>>>

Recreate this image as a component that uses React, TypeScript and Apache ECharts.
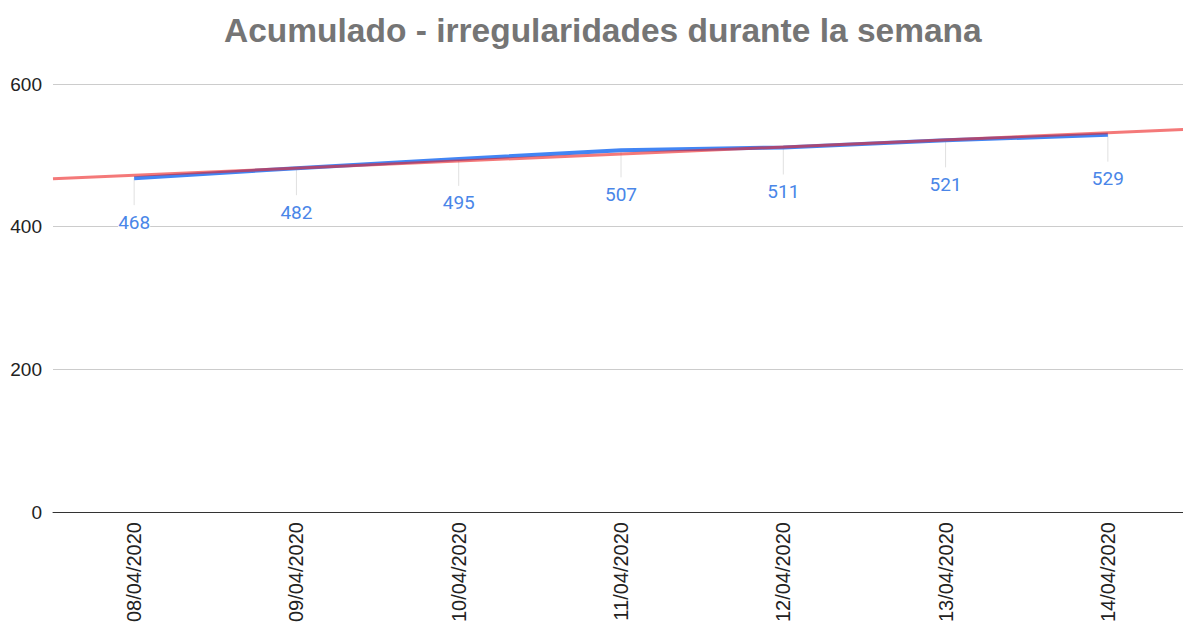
import React, { useEffect, useRef } from "react";
import * as echarts from "echarts";

const categories = ["08/04/2020", "09/04/2020", "10/04/2020", "11/04/2020", "12/04/2020", "13/04/2020", "14/04/2020"];
const values = [468, 482, 495, 507, 511, 521, 529];
const yTicks = { min: 0, max: 600, interval: 200 };
const titleText = "Acumulado - irregularidades durante la semana";

function linearFit(ys: number[]) {
  const n = ys.length;
  const mx = (n - 1) / 2;
  const my = ys.reduce((a, b) => a + b, 0) / n;
  let num = 0;
  let den = 0;
  ys.forEach((y, i) => {
    num += (i - mx) * (y - my);
    den += (i - mx) * (i - mx);
  });
  const slope = num / den;
  return (x: number) => my + slope * (x - mx);
}

export default function App() {
  const ref = useRef<HTMLDivElement>(null);
  useEffect(() => {
    if (!ref.current) return;
    const chart = echarts.init(ref.current, null, { renderer: "svg" });
    const fit = linearFit(values);
    const x0 = -0.5;
    const x1 = categories.length - 0.5;
    const font = "Arial, 'Liberation Sans', sans-serif";
    chart.setOption({
      animation: false,
      title: {
        text: titleText,
        left: 219,
        top: 8,
        textStyle: { fontFamily: font, fontSize: 33.5, fontWeight: "bold", color: "#757575" },
      },
      grid: { left: 53, right: -6, top: 84, bottom: 110, containLabel: false, outerBoundsMode: "none" },
      xAxis: [
        {
          type: "category",
          data: categories,
          boundaryGap: true,
          axisLine: { show: true, lineStyle: { color: "#333", width: 1 } },
          axisTick: { show: false },
          axisLabel: { rotate: 90, fontFamily: font, fontSize: 20, color: "#222", margin: 10 },
          splitLine: { show: false },
        },
        {
          type: "value",
          min: x0,
          max: x1,
          show: false,
          splitLine: { show: false },
        },
      ],
      yAxis: {
        type: "value",
        min: yTicks.min,
        max: yTicks.max,
        interval: yTicks.interval,
        axisLine: { show: false },
        axisTick: { show: false },
        axisLabel: { fontFamily: font, fontSize: 19, color: "#222", margin: 11 },
        splitLine: { lineStyle: { color: "#cccccc", width: 1 } },
      },
      series: [
        {
          type: "custom",
          xAxisIndex: 0,
          z: 1,
          data: values.map((v, i) => [i, v]),
          renderItem: (params: any, api: any) => {
            const p = api.coord([api.value(0), api.value(1)]);
            return {
              type: "group",
              children: [
                {
                  type: "line",
                  shape: { x1: p[0], y1: p[1], x2: p[0], y2: p[1] + 27 },
                  style: { stroke: "#e0e0e0", lineWidth: 1 },
                },
                {
                  type: "text",
                  x: p[0],
                  y: p[1] + 44,
                  style: {
                    text: String(api.value(1)),
                    fill: "#4a86e8",
                    font: "19px Roboto, Arial, sans-serif",
                    align: "center",
                    verticalAlign: "middle",
                    backgroundColor: "#ffffff",
                  },
                },
              ],
            };
          },
        },
        {
          type: "line",
          xAxisIndex: 0,
          data: values,
          z: 2,
          symbol: "none",
          lineStyle: { color: "#4285f4", width: 4 },
          itemStyle: { color: "#4285f4" },
        },
        {
          type: "line",
          xAxisIndex: 1,
          z: 3,
          symbol: "none",
          data: [
            [x0, fit(x0)],
            [x1, fit(x1)],
          ],
          lineStyle: { color: "rgba(236, 32, 32, 0.6)", width: 3 },
          itemStyle: { color: "rgba(236, 32, 32, 0.6)" },
        },
      ],
    });
    return () => chart.dispose();
  }, []);
  return <div ref={ref} style={{ position: "absolute", left: 0, top: 0, width: 1183, height: 622 }} />;
}
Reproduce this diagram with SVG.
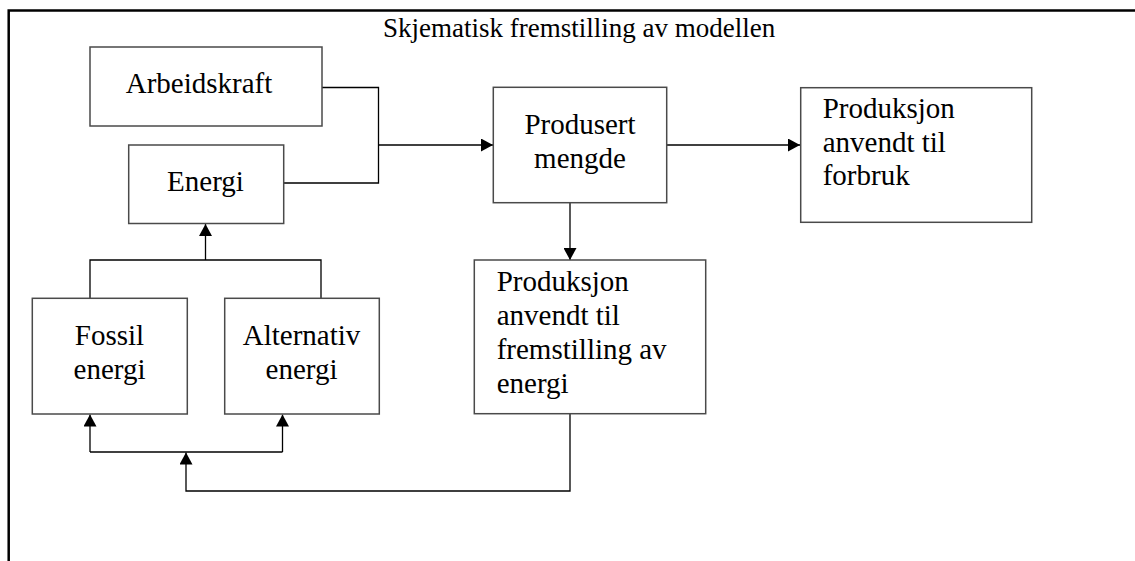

<<<

EXERCISE: Reproduce each entry precisely, dropping only the pictures.

EXERCISE RESPONSE:
Recreate this image as a component that uses React, TypeScript and Apache ECharts.
import React, { useEffect, useRef } from "react";
import * as echarts from "echarts";

const categories = ["08/04/2020", "09/04/2020", "10/04/2020", "11/04/2020", "12/04/2020", "13/04/2020", "14/04/2020"];
const values = [468, 482, 495, 507, 511, 521, 529];
const yTicks = { min: 0, max: 600, interval: 200 };
const titleText = "Acumulado - irregularidades durante la semana";

function linearFit(ys: number[]) {
  const n = ys.length;
  const mx = (n - 1) / 2;
  const my = ys.reduce((a, b) => a + b, 0) / n;
  let num = 0;
  let den = 0;
  ys.forEach((y, i) => {
    num += (i - mx) * (y - my);
    den += (i - mx) * (i - mx);
  });
  const slope = num / den;
  return (x: number) => my + slope * (x - mx);
}

export default function App() {
  const ref = useRef<HTMLDivElement>(null);
  useEffect(() => {
    if (!ref.current) return;
    const chart = echarts.init(ref.current, null, { renderer: "svg" });
    const fit = linearFit(values);
    const x0 = -0.5;
    const x1 = categories.length - 0.5;
    const font = "Arial, 'Liberation Sans', sans-serif";
    chart.setOption({
      animation: false,
      title: {
        text: titleText,
        left: 219,
        top: 8,
        textStyle: { fontFamily: font, fontSize: 33.5, fontWeight: "bold", color: "#757575" },
      },
      grid: { left: 53, right: -6, top: 84, bottom: 110, containLabel: false, outerBoundsMode: "none" },
      xAxis: [
        {
          type: "category",
          data: categories,
          boundaryGap: true,
          axisLine: { show: true, lineStyle: { color: "#333", width: 1 } },
          axisTick: { show: false },
          axisLabel: { rotate: 90, fontFamily: font, fontSize: 20, color: "#222", margin: 10 },
          splitLine: { show: false },
        },
        {
          type: "value",
          min: x0,
          max: x1,
          show: false,
          splitLine: { show: false },
        },
      ],
      yAxis: {
        type: "value",
        min: yTicks.min,
        max: yTicks.max,
        interval: yTicks.interval,
        axisLine: { show: false },
        axisTick: { show: false },
        axisLabel: { fontFamily: font, fontSize: 19, color: "#222", margin: 11 },
        splitLine: { lineStyle: { color: "#cccccc", width: 1 } },
      },
      series: [
        {
          type: "custom",
          xAxisIndex: 0,
          z: 1,
          data: values.map((v, i) => [i, v]),
          renderItem: (params: any, api: any) => {
            const p = api.coord([api.value(0), api.value(1)]);
            return {
              type: "group",
              children: [
                {
                  type: "line",
                  shape: { x1: p[0], y1: p[1], x2: p[0], y2: p[1] + 27 },
                  style: { stroke: "#e0e0e0", lineWidth: 1 },
                },
                {
                  type: "text",
                  x: p[0],
                  y: p[1] + 44,
                  style: {
                    text: String(api.value(1)),
                    fill: "#4a86e8",
                    font: "19px Roboto, Arial, sans-serif",
                    align: "center",
                    verticalAlign: "middle",
                    backgroundColor: "#ffffff",
                  },
                },
              ],
            };
          },
        },
        {
          type: "line",
          xAxisIndex: 0,
          data: values,
          z: 2,
          symbol: "none",
          lineStyle: { color: "#4285f4", width: 4 },
          itemStyle: { color: "#4285f4" },
        },
        {
          type: "line",
          xAxisIndex: 1,
          z: 3,
          symbol: "none",
          data: [
            [x0, fit(x0)],
            [x1, fit(x1)],
          ],
          lineStyle: { color: "rgba(236, 32, 32, 0.6)", width: 3 },
          itemStyle: { color: "rgba(236, 32, 32, 0.6)" },
        },
      ],
    });
    return () => chart.dispose();
  }, []);
  return <div ref={ref} style={{ position: "absolute", left: 0, top: 0, width: 1183, height: 622 }} />;
}
Reproduce this diagram with SVG.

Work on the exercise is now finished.